The politics of manliness is trickier for the Democrats than the Republicans. The Democrats have traditionally played the "Mommy Party" to the Republicans' "Daddy Party", in Chris Matthews's phrase, more interested in nurturing children than fighting wars. The Democratic Party is the natural home of effete thespians and quiche-eating intellectuals, not to mention feminists. The Republican Party is the natural home of macho men-erstwhile wrestlers such as Dennis Hastert and Donald Rumsfeld, football stars like Jack Kemp and J.C. Watts and, of course, Arnold Schwarzenegger.
The body-builder-turned-governor recently attacked "girlie men". He was referring to state legislators who, in his view, were too cowed by vested interests-particularly trade unions and trial lawyers-to do the decent thing and vote for his budget. Politically correct California immediately slammed the governor for homophobia and indifference to the transgendered community, among other sins. But Arnie had put his finger on a debate at the heart of this election: who are the real men and who are the girlie men?
The Republicans are determined to paint Mr Kerry as a Frenchified wimp in macho garb (the Botoxed Brahmin even opposes the death penalty, for Pierre's sake). They point to his puny climbdowns before liberal pressure groups-particularly his rapid retractions of criticisms of affirmative action to appease the teachers' unions.
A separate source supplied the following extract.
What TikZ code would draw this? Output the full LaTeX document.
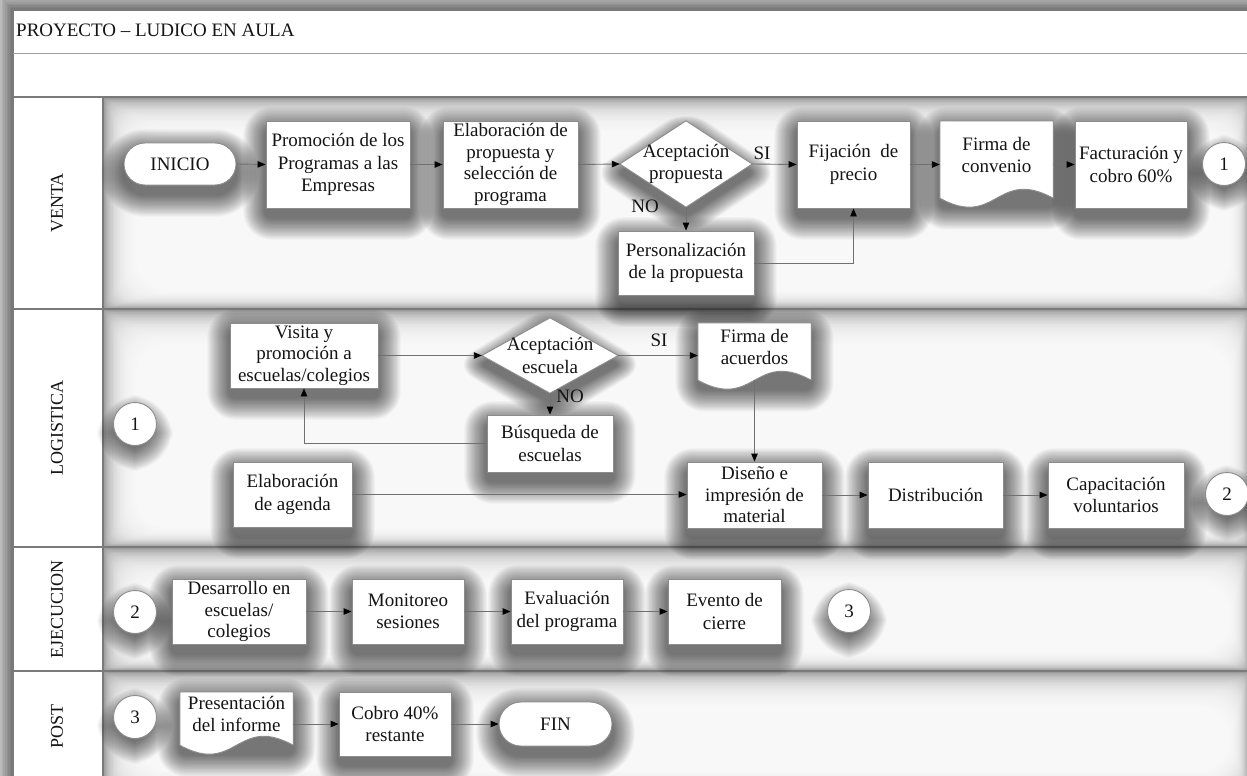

The Republicans have latched on to the "Kerry doctrine"-his idea that "the United States never goes to war because we want to; we only go to war because we have to." This semi-pacifist girlyism would probably have ruled out most of America's military endeavours for the past 200 years, including its participation in the first world war.
The Democrats are equally determined to present the Republicans as poseurs-"chicken hawks" who are prepared to act tough only when their own necks are not on the chopping block. Look at Vietnam. Mr Bush, Dick Cheney and the neo-conservatives avoided combat, but Mr Kerry risked his life in the Mekong Delta. The Democrats have fastened on to Mr Bush's disastrous decision to dress up in a flight suit to declare the end of major conflict in Iraq. General Wesley Clark has him "prancing" in his flight suit. Mr Kerry talks of Mr Bush "playing dress-up".
Electoral cross-dressing
In truth, there is a certain amount of "dressing up" on both sides. The martial theme of the Democratic convention obscured the fact that nine in ten delegates opposed the Iraq war. Yet the macho posturing is not just posturing; it also says something about both the candidates and America's state of mind.
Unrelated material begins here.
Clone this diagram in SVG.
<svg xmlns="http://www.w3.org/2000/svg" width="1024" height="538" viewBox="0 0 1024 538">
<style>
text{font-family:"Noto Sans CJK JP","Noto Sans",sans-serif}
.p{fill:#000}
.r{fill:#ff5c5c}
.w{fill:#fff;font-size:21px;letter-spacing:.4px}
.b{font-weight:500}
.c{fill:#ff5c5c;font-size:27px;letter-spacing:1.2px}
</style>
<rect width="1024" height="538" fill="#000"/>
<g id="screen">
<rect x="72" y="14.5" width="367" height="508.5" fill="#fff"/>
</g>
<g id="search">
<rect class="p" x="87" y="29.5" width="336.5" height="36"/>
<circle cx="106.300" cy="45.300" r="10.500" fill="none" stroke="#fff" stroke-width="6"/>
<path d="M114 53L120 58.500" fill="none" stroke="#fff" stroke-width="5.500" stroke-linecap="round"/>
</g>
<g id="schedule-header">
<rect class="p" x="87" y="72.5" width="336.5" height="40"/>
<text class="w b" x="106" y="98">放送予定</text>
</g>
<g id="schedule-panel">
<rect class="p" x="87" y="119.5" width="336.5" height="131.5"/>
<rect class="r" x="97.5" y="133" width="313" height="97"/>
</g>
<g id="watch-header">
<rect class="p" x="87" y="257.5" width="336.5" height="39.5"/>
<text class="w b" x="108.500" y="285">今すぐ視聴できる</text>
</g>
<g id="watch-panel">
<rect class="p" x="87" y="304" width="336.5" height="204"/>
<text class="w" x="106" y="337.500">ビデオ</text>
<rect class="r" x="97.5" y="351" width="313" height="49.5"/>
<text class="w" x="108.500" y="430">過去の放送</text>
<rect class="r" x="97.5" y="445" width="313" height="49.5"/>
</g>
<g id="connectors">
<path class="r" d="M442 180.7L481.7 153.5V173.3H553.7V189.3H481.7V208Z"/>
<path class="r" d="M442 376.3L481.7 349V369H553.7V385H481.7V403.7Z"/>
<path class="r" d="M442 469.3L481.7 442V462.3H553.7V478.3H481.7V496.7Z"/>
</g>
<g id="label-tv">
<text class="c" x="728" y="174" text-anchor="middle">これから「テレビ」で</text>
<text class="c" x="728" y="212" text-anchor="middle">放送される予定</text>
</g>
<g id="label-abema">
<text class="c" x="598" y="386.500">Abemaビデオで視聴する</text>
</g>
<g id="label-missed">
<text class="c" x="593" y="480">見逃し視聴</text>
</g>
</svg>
Both Messrs Kerry and Bush are products of a preppie establishment that once put a premium on the manly virtues of athleticism and civic leadership. Mr Kerry shone at soccer and hockey at St Paul's and Yale, and once tried to fly a plane under the Golden Gate bridge. Mr Bush was a sports-loving frat boy who partied hard and regarded academics as wimps. Both men are devotees of hunting, shooting and fishing. Neither is particularly at home with Mr Clinton's metrosexual buddies.
Moreover, they are vying for leadership of a country that, for all the quibbles, is reconciled to the exercise of "hard" military power-certainly more reconciled than any of its European allies. For all the jibes about their Potemkin convention in Boston, the Democratic Party has moved to the right on defence-and it is well to the right of any of its European equivalents.
Back when the Iraq war was more popular, one neo-con, Robert Kagan, argued that "America is from Mars and Europe is from Venus". The American half of that will remain true whoever wins the White House on November 2nd.